What [the Office of Drug Abuse Law Enforcement] is all about is the concept that hitting the heroin traffic in one manner only, particularly a manner which relies eventually on prosecutors or judges to keep heroin dealers out of traffic, must be unsuccessful.... In Los Angeles [we] will rely on many approaches, aimed at not only prosecuting heroin dealers, but at harassing and disrupting them by using the many statutes and procedures available to us. 

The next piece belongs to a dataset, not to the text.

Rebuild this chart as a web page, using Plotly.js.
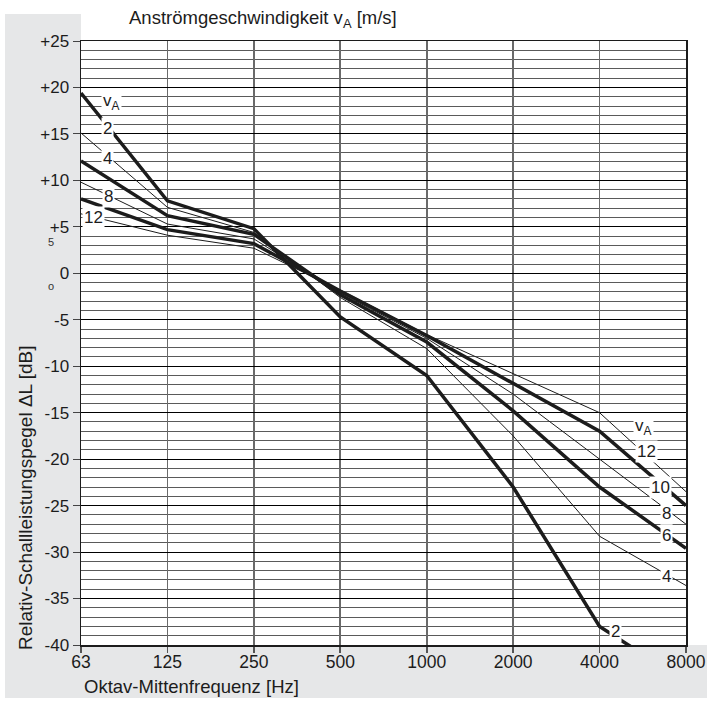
<!DOCTYPE html>
<html>
<head>
<meta charset="utf-8">
<script src="https://cdn.plot.ly/plotly-3.0.1.min.js"></script>
<style>html,body{margin:0;padding:0;background:#fff;}#chart{width:707px;height:704px;}</style>
</head>
<body>
<div id="chart"></div>
<script>
// Octave-band centre frequencies (category axis)
const freqs = ["63", "125", "250", "500", "1000", "2000", "4000", "8000"];
// Relative sound power level ΔL [dB] per inflow velocity v_A [m/s]
const v2  = [19.4, 7.8, 4.8, -4.7, -11.0, -23.0, -38.0, -44.0];
const v4  = [15.1, 7.1, 4.4, -2.6, -8.1, -17.5, -28.3, -33.6];
const v6  = [12.1, 6.2, 4.2, -2.3, -7.4, -14.8, -23.0, -29.6];
const v8  = [9.8, 5.3, 3.7, -2.1, -7.0, -13.0, -20.0, -27.0];
const v10 = [8.0, 4.7, 3.2, -1.9, -6.7, -11.8, -17.0, -25.0];
const v12 = [6.4, 4.1, 2.7, -1.8, -6.6, -10.8, -15.0, -23.5];
// y tick labels
const yTickVals = [25, 20, 15, 10, 5, 0, -5, -10, -15, -20, -25, -30, -35, -40];
const yTickText = ["+25", "+20", "+15", "+10", "+5", "0", "-5", "-10", "-15", "-20", "-25", "-30", "-35", "-40"];

const FONT = "Liberation Sans, Arial, Helvetica, sans-serif";
const INK = "#1c1c1c";
const series = [
  {name: "2", y: v2, w: 3.5},
  {name: "4", y: v4, w: 1.0},
  {name: "6", y: v6, w: 3.5},
  {name: "8", y: v8, w: 1.0},
  {name: "10", y: v10, w: 3.5},
  {name: "12", y: v12, w: 1.0}
];
const traces = series.map(s => ({
  type: "scatter", mode: "lines", x: freqs, y: s.y, name: s.name,
  line: {color: INK, width: s.w}, showlegend: false, hoverinfo: "skip"
}));

function lab(text, x, y) {
  return {xref: "x", yref: "y", x: x, y: y, text: text, showarrow: false,
    font: {family: FONT, size: 17, color: INK}, bgcolor: "#ffffff", borderpad: 1,
    xanchor: "center", yanchor: "middle"};
}
const annotations = [
  // left labels
  lab("v<sub>A</sub>", 0.357, 18.4),
  lab("2", 0.31, 15.6),
  lab("4", 0.31, 12.4),
  lab("8", 0.32, 8.3),
  lab("12", 0.14, 6.0),
  // right labels
  lab("v<sub>A</sub>", 6.51, -16.5),
  lab("12", 6.54, -19.2),
  lab("10", 6.71, -23.0),
  lab("8", 6.77, -25.8),
  lab("6", 6.77, -28.2),
  lab("4", 6.77, -32.6),
  lab("2", 6.19, -38.6),
  // titles
  {xref: "paper", yref: "paper", x: 0.076, y: 1.036, xanchor: "left", yanchor: "middle",
   text: "Anströmgeschwindigkeit v<sub>A</sub> [m/s]", showarrow: false,
   font: {family: FONT, size: 18.5, color: INK}},
  {xref: "paper", yref: "paper", x: 0.0017, y: -0.069, xanchor: "left", yanchor: "middle",
   text: "Oktav-Mittenfrequenz [Hz]", showarrow: false,
   font: {family: FONT, size: 18.5, color: INK}},
  {xref: "paper", yref: "paper", x: -0.0926, y: 0.245, xanchor: "center", yanchor: "middle",
   text: "Relativ-Schallleistungspegel ΔL [dB]", textangle: -90, showarrow: false,
   font: {family: FONT, size: 19, color: INK}},
  // stray small marks
  {xref: "paper", yref: "y", x: -0.0579, y: 3.4, text: "5", showarrow: false,
   font: {family: FONT, size: 11, color: "#333"}},
  {xref: "paper", yref: "y", x: -0.0579, y: -1.4, text: "o", showarrow: false,
   font: {family: FONT, size: 11, color: "#333"}}
];

const GRAY = "#e6e7e8";
const shapes = [
  {type: "rect", xref: "paper", yref: "paper", x0: -0.1256, x1: 0, y0: -0.0877, y1: 1.0447,
   fillcolor: GRAY, line: {width: 0}, layer: "below"},
  {type: "rect", xref: "paper", yref: "paper", x0: -0.1256, x1: 1.04, y0: -0.0877, y1: 0,
   fillcolor: GRAY, line: {width: 0}, layer: "below"}
];

const layout = {
  width: 707, height: 704,
  margin: {l: 81, r: 21, t: 41, b: 59, pad: 0},
  paper_bgcolor: "#ffffff", plot_bgcolor: "#ffffff",
  font: {family: FONT, size: 17, color: INK},
  showlegend: false,
  xaxis: {
    type: "category", categoryorder: "array", categoryarray: freqs,
    range: [0, 7], showgrid: true, gridcolor: "#6a6a6a", gridwidth: 1.6,
    ticks: "outside", ticklen: 6, tickcolor: "#555", tickwidth: 1.6,
    ticklabelstandoff: -6,
    showline: true, linecolor: INK, linewidth: 1.5, mirror: true,
    tickfont: {family: FONT, size: 17.5, color: INK}, zeroline: false, fixedrange: true
  },
  yaxis: {
    range: [-40, 25], tickmode: "array", tickvals: yTickVals, ticktext: yTickText,
    showgrid: true, gridcolor: "#000", gridwidth: 1,
    minor: {tickmode: "linear", tick0: 0, dtick: 1, showgrid: true, gridcolor: "#5a5a5a", gridwidth: 1, ticks: ""},
    ticks: "outside", ticklen: 7, tickcolor: "#444", tickwidth: 1,
    showline: true, linecolor: INK, linewidth: 1.5, mirror: true, zeroline: false,
    tickfont: {family: FONT, size: 17, color: INK}, fixedrange: true
  },
  shapes: shapes,
  annotations: annotations
};

Plotly.newPlot("chart", traces, layout, {staticPlot: true, displayModeBar: false});
</script>
</body>
</html>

The guidelines then went on to suggest such tactics as using probation officers to revoke the parole of uncooperating suspects, using grand juries to harass suspects, and employing Immigration and Naturalization Service officers to deport targets. It was assumed that very few suspects or uncooperative witnesses could resist the powers of harassment held by this eclectic group of police officers. With the authority of court-authorized no-knock warrants and wiretaps they could strike at will in any of the target cities and against virtually anyone selected as a target. By March, 1972, the strike forces had become operational.